Согласен, что показ общества может быть единственно правомерно и полно сделан через семью — первичную ячейку всякого прошлого, настоящего и будущего, я, конечно, прохожу мимо трудов этого пошляка Макаренко. Ничего бы мне так не хотелось, как найти время и силы для работы по разоблачению этого дутого авторитета, который даже побои возводил в педагогический принцип и который каким-то обидным образом оказался во главе «педагогической» школы. Я показал бы внутреннюю фальшь «Флагов на башне» и «Педагогической поэмы» с ее ложной уголовной романтикой. «Педагогическая поэма» — это арьергардное сражение, сползание в лед «перековок» и Беломорканалов (120 писателей — читайте, читайте!). Насчет «времени», когда у детей были «бабушки», — вполне с вами согласен. Помнится, Гельвеций в своем сочинении очень тонко отмечает враждебность поколений и, как следствие этого, дружбу дедов с внучатами и значение дедовского воспитания для внука. Перечтите-ка, в библиотеке, наверное, найдется Гельвеций.
Еще о семьях. Одной из любимых, выношенных тем моих была тема колымской семьи с ее благословенными браками «на рогожке», с ее наивной и трогательной ложью мужа и жены (в лагере), диктуемой страстным желанием придать этим отношениям какой-то доподлинный вид, лгать и заставлять себя верить, писать на старую семью и создавать новую, — благость взаимных прощений, новая жизнь в новом мире, означаемая старыми привычными словами, — и все это отнюдь не профанирование любви — брака, а полноценная, пусть уродливая, как карликовая береза, но любовь. Это бездна энергии, которая тратится для личной встречи. Эта торопливость в «реализации» знакомства. Это crescendo развития романа — и светлое, горящее настоящим огнем, настоящей честностью и долгом все великолепие отношений (хотя бы, как у Португалова и Дарьи, роман, перед которым ей-ей бледнеет все, о чем читалось), и много, много не уложить в письмо.
Здесь — книга, и, если Бог даст силы и время, я напишу ее.
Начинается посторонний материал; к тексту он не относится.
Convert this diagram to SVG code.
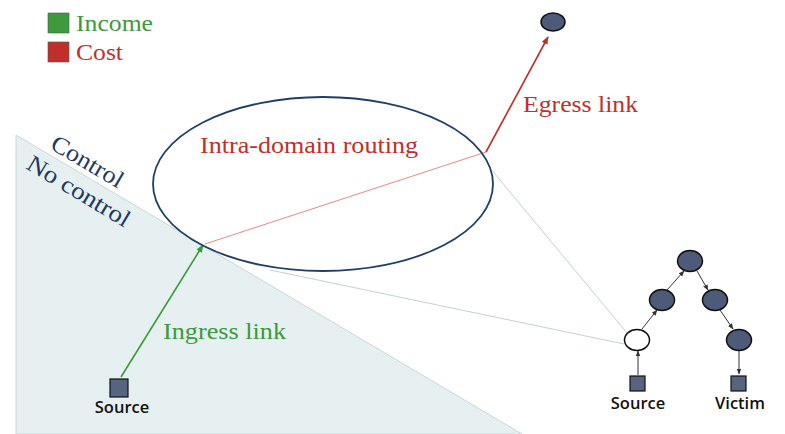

Но я измучен, измучен дурацкой работой, отсутствием всякой душевной поддержки во всех моих начинаниях и мечтах, когда нужно проверить слово, идею, сюжет и не с кем. Я думал, неужели я такая бездарность, что не могу заставить людей выслушать себя. Мне есть о чем сказать, и, кажется, я знаю, как это сказать. Печататься? Это вопрос не первый для меня. Мне даже с Севера писали: «Почему вы не попробуете печатать свои стихи, раз они хорошие». Пастернак показывал их многим своим знакомым и после передачи по моему адресу комплиментов утешал меня: «Ваши стихи будут печататься тогда, когда я буду свободно печататься». И он тоже не понял, что мне не это важно. Нет, не так. Мне важно, очень важно отдать на растерзание все написанное, очень важно. Но все же — не главное. А главное, мне хотелось бы выговориться на бумаге. А времени нет, нет ни на что. Переводчики обещают учить меня языкам, художники — ввести в дома людей живописи, — десятки приглашений, которыми я не могу, не имею времени воспользоваться, потому что я получаю какие-то гайки на складе. Известная замкнутость и необщительность, отличавшие меня и в юношеские годы, не могли не усилиться за 17 лагерных лет — я ведь еще в Соловецких лагерях бывал.